(begin)

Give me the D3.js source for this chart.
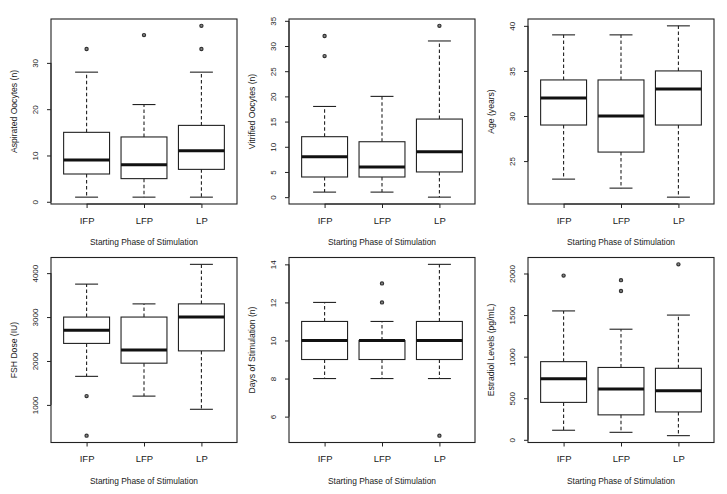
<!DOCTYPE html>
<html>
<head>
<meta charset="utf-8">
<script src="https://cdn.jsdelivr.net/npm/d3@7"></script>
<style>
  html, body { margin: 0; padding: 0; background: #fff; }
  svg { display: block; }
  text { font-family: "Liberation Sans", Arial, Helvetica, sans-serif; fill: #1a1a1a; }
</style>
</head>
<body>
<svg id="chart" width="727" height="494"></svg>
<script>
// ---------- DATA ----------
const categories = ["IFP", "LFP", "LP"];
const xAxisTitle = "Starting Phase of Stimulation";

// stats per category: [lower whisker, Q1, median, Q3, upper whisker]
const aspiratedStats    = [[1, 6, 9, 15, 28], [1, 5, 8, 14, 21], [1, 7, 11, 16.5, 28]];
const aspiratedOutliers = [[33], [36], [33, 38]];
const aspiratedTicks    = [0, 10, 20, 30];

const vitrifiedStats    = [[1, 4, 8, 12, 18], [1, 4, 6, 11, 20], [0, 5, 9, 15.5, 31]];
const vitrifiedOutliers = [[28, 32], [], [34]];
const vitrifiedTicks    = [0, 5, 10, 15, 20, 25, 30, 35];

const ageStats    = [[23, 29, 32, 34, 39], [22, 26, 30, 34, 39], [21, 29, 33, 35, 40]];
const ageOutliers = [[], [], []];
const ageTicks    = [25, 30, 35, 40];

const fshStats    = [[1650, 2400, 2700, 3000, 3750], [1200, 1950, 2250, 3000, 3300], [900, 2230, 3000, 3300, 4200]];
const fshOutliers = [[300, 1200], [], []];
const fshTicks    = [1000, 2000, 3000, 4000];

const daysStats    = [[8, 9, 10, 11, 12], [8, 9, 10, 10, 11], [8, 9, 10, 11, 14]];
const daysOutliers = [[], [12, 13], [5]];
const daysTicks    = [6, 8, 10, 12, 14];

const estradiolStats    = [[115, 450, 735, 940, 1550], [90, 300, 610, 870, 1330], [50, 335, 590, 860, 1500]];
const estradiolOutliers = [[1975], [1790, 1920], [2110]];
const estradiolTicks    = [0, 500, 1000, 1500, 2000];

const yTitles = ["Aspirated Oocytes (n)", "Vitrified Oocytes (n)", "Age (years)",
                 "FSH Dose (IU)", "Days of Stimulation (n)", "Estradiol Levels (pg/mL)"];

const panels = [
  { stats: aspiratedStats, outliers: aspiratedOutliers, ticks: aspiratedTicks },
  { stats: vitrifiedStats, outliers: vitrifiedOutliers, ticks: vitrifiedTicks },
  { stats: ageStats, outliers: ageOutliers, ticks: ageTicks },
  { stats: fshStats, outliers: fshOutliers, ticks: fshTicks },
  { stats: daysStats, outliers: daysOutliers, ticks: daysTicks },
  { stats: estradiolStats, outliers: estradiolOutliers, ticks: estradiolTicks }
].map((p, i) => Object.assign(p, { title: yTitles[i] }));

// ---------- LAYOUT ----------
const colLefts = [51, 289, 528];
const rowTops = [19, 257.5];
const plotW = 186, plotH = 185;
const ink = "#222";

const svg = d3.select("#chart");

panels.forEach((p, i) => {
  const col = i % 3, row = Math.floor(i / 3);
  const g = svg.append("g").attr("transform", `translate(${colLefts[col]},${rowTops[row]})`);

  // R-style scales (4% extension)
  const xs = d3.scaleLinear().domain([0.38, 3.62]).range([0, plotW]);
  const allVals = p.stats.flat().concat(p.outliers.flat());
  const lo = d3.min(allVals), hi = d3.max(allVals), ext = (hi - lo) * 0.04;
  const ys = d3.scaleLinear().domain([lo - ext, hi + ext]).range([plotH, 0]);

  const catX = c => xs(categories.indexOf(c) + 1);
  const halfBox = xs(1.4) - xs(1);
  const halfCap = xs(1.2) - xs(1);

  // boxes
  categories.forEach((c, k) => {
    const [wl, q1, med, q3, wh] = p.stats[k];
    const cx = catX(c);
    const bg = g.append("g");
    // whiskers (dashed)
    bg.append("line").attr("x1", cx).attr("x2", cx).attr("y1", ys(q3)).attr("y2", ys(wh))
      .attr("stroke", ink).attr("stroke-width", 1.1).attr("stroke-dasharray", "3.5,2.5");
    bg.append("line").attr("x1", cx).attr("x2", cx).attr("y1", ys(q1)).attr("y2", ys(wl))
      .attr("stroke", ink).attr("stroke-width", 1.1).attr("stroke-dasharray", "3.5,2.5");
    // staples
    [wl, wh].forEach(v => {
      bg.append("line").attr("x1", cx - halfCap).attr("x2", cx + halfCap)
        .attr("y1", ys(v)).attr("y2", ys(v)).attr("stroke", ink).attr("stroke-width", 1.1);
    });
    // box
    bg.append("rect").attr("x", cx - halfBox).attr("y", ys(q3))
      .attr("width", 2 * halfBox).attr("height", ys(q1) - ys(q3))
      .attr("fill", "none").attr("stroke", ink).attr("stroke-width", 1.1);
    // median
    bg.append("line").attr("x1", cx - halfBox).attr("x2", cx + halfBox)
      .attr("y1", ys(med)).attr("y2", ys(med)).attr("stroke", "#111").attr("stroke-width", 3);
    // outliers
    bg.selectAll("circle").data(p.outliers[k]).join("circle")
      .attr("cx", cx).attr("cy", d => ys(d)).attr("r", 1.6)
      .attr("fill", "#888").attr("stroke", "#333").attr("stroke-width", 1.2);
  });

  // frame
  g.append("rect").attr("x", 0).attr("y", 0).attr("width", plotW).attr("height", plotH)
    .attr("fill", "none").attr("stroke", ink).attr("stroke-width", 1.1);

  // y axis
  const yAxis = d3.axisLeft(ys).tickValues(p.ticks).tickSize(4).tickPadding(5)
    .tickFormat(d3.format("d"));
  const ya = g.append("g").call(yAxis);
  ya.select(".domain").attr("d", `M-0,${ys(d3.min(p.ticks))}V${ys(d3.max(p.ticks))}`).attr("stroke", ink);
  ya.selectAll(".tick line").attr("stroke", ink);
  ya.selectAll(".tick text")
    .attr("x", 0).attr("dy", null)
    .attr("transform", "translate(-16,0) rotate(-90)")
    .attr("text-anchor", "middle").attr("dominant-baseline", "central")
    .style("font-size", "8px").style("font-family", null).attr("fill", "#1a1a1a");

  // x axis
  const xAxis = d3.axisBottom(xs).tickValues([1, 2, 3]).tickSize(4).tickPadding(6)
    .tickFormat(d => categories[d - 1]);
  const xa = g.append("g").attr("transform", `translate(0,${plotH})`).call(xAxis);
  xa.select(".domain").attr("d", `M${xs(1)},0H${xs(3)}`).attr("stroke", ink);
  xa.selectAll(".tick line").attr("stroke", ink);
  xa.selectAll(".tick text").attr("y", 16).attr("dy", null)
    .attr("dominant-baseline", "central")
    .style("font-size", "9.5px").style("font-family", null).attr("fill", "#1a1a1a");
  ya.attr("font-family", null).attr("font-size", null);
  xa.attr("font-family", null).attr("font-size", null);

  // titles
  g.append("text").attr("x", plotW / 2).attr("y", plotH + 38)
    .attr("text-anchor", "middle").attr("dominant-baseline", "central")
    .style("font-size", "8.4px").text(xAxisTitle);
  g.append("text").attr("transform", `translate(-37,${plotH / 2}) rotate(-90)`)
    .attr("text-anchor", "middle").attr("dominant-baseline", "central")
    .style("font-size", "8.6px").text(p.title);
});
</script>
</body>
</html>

(end)

Write out the listing above again, exactly, but with no pictures in the copy.

THE ANSWER:
Give me the D3.js source for this chart.
<!DOCTYPE html>
<html>
<head>
<meta charset="utf-8">
<script src="https://cdn.jsdelivr.net/npm/d3@7"></script>
<style>
  html, body { margin: 0; padding: 0; background: #fff; }
  svg { display: block; }
  text { font-family: "Liberation Sans", Arial, Helvetica, sans-serif; fill: #1a1a1a; }
</style>
</head>
<body>
<svg id="chart" width="727" height="494"></svg>
<script>
// ---------- DATA ----------
const categories = ["IFP", "LFP", "LP"];
const xAxisTitle = "Starting Phase of Stimulation";

// stats per category: [lower whisker, Q1, median, Q3, upper whisker]
const aspiratedStats    = [[1, 6, 9, 15, 28], [1, 5, 8, 14, 21], [1, 7, 11, 16.5, 28]];
const aspiratedOutliers = [[33], [36], [33, 38]];
const aspiratedTicks    = [0, 10, 20, 30];

const vitrifiedStats    = [[1, 4, 8, 12, 18], [1, 4, 6, 11, 20], [0, 5, 9, 15.5, 31]];
const vitrifiedOutliers = [[28, 32], [], [34]];
const vitrifiedTicks    = [0, 5, 10, 15, 20, 25, 30, 35];

const ageStats    = [[23, 29, 32, 34, 39], [22, 26, 30, 34, 39], [21, 29, 33, 35, 40]];
const ageOutliers = [[], [], []];
const ageTicks    = [25, 30, 35, 40];

const fshStats    = [[1650, 2400, 2700, 3000, 3750], [1200, 1950, 2250, 3000, 3300], [900, 2230, 3000, 3300, 4200]];
const fshOutliers = [[300, 1200], [], []];
const fshTicks    = [1000, 2000, 3000, 4000];

const daysStats    = [[8, 9, 10, 11, 12], [8, 9, 10, 10, 11], [8, 9, 10, 11, 14]];
const daysOutliers = [[], [12, 13], [5]];
const daysTicks    = [6, 8, 10, 12, 14];

const estradiolStats    = [[115, 450, 735, 940, 1550], [90, 300, 610, 870, 1330], [50, 335, 590, 860, 1500]];
const estradiolOutliers = [[1975], [1790, 1920], [2110]];
const estradiolTicks    = [0, 500, 1000, 1500, 2000];

const yTitles = ["Aspirated Oocytes (n)", "Vitrified Oocytes (n)", "Age (years)",
                 "FSH Dose (IU)", "Days of Stimulation (n)", "Estradiol Levels (pg/mL)"];

const panels = [
  { stats: aspiratedStats, outliers: aspiratedOutliers, ticks: aspiratedTicks },
  { stats: vitrifiedStats, outliers: vitrifiedOutliers, ticks: vitrifiedTicks },
  { stats: ageStats, outliers: ageOutliers, ticks: ageTicks },
  { stats: fshStats, outliers: fshOutliers, ticks: fshTicks },
  { stats: daysStats, outliers: daysOutliers, ticks: daysTicks },
  { stats: estradiolStats, outliers: estradiolOutliers, ticks: estradiolTicks }
].map((p, i) => Object.assign(p, { title: yTitles[i] }));

// ---------- LAYOUT ----------
const colLefts = [51, 289, 528];
const rowTops = [19, 257.5];
const plotW = 186, plotH = 185;
const ink = "#222";

const svg = d3.select("#chart");

panels.forEach((p, i) => {
  const col = i % 3, row = Math.floor(i / 3);
  const g = svg.append("g").attr("transform", `translate(${colLefts[col]},${rowTops[row]})`);

  // R-style scales (4% extension)
  const xs = d3.scaleLinear().domain([0.38, 3.62]).range([0, plotW]);
  const allVals = p.stats.flat().concat(p.outliers.flat());
  const lo = d3.min(allVals), hi = d3.max(allVals), ext = (hi - lo) * 0.04;
  const ys = d3.scaleLinear().domain([lo - ext, hi + ext]).range([plotH, 0]);

  const catX = c => xs(categories.indexOf(c) + 1);
  const halfBox = xs(1.4) - xs(1);
  const halfCap = xs(1.2) - xs(1);

  // boxes
  categories.forEach((c, k) => {
    const [wl, q1, med, q3, wh] = p.stats[k];
    const cx = catX(c);
    const bg = g.append("g");
    // whiskers (dashed)
    bg.append("line").attr("x1", cx).attr("x2", cx).attr("y1", ys(q3)).attr("y2", ys(wh))
      .attr("stroke", ink).attr("stroke-width", 1.1).attr("stroke-dasharray", "3.5,2.5");
    bg.append("line").attr("x1", cx).attr("x2", cx).attr("y1", ys(q1)).attr("y2", ys(wl))
      .attr("stroke", ink).attr("stroke-width", 1.1).attr("stroke-dasharray", "3.5,2.5");
    // staples
    [wl, wh].forEach(v => {
      bg.append("line").attr("x1", cx - halfCap).attr("x2", cx + halfCap)
        .attr("y1", ys(v)).attr("y2", ys(v)).attr("stroke", ink).attr("stroke-width", 1.1);
    });
    // box
    bg.append("rect").attr("x", cx - halfBox).attr("y", ys(q3))
      .attr("width", 2 * halfBox).attr("height", ys(q1) - ys(q3))
      .attr("fill", "none").attr("stroke", ink).attr("stroke-width", 1.1);
    // median
    bg.append("line").attr("x1", cx - halfBox).attr("x2", cx + halfBox)
      .attr("y1", ys(med)).attr("y2", ys(med)).attr("stroke", "#111").attr("stroke-width", 3);
    // outliers
    bg.selectAll("circle").data(p.outliers[k]).join("circle")
      .attr("cx", cx).attr("cy", d => ys(d)).attr("r", 1.6)
      .attr("fill", "#888").attr("stroke", "#333").attr("stroke-width", 1.2);
  });

  // frame
  g.append("rect").attr("x", 0).attr("y", 0).attr("width", plotW).attr("height", plotH)
    .attr("fill", "none").attr("stroke", ink).attr("stroke-width", 1.1);

  // y axis
  const yAxis = d3.axisLeft(ys).tickValues(p.ticks).tickSize(4).tickPadding(5)
    .tickFormat(d3.format("d"));
  const ya = g.append("g").call(yAxis);
  ya.select(".domain").attr("d", `M-0,${ys(d3.min(p.ticks))}V${ys(d3.max(p.ticks))}`).attr("stroke", ink);
  ya.selectAll(".tick line").attr("stroke", ink);
  ya.selectAll(".tick text")
    .attr("x", 0).attr("dy", null)
    .attr("transform", "translate(-16,0) rotate(-90)")
    .attr("text-anchor", "middle").attr("dominant-baseline", "central")
    .style("font-size", "8px").style("font-family", null).attr("fill", "#1a1a1a");

  // x axis
  const xAxis = d3.axisBottom(xs).tickValues([1, 2, 3]).tickSize(4).tickPadding(6)
    .tickFormat(d => categories[d - 1]);
  const xa = g.append("g").attr("transform", `translate(0,${plotH})`).call(xAxis);
  xa.select(".domain").attr("d", `M${xs(1)},0H${xs(3)}`).attr("stroke", ink);
  xa.selectAll(".tick line").attr("stroke", ink);
  xa.selectAll(".tick text").attr("y", 16).attr("dy", null)
    .attr("dominant-baseline", "central")
    .style("font-size", "9.5px").style("font-family", null).attr("fill", "#1a1a1a");
  ya.attr("font-family", null).attr("font-size", null);
  xa.attr("font-family", null).attr("font-size", null);

  // titles
  g.append("text").attr("x", plotW / 2).attr("y", plotH + 38)
    .attr("text-anchor", "middle").attr("dominant-baseline", "central")
    .style("font-size", "8.4px").text(xAxisTitle);
  g.append("text").attr("transform", `translate(-37,${plotH / 2}) rotate(-90)`)
    .attr("text-anchor", "middle").attr("dominant-baseline", "central")
    .style("font-size", "8.6px").text(p.title);
});
</script>
</body>
</html>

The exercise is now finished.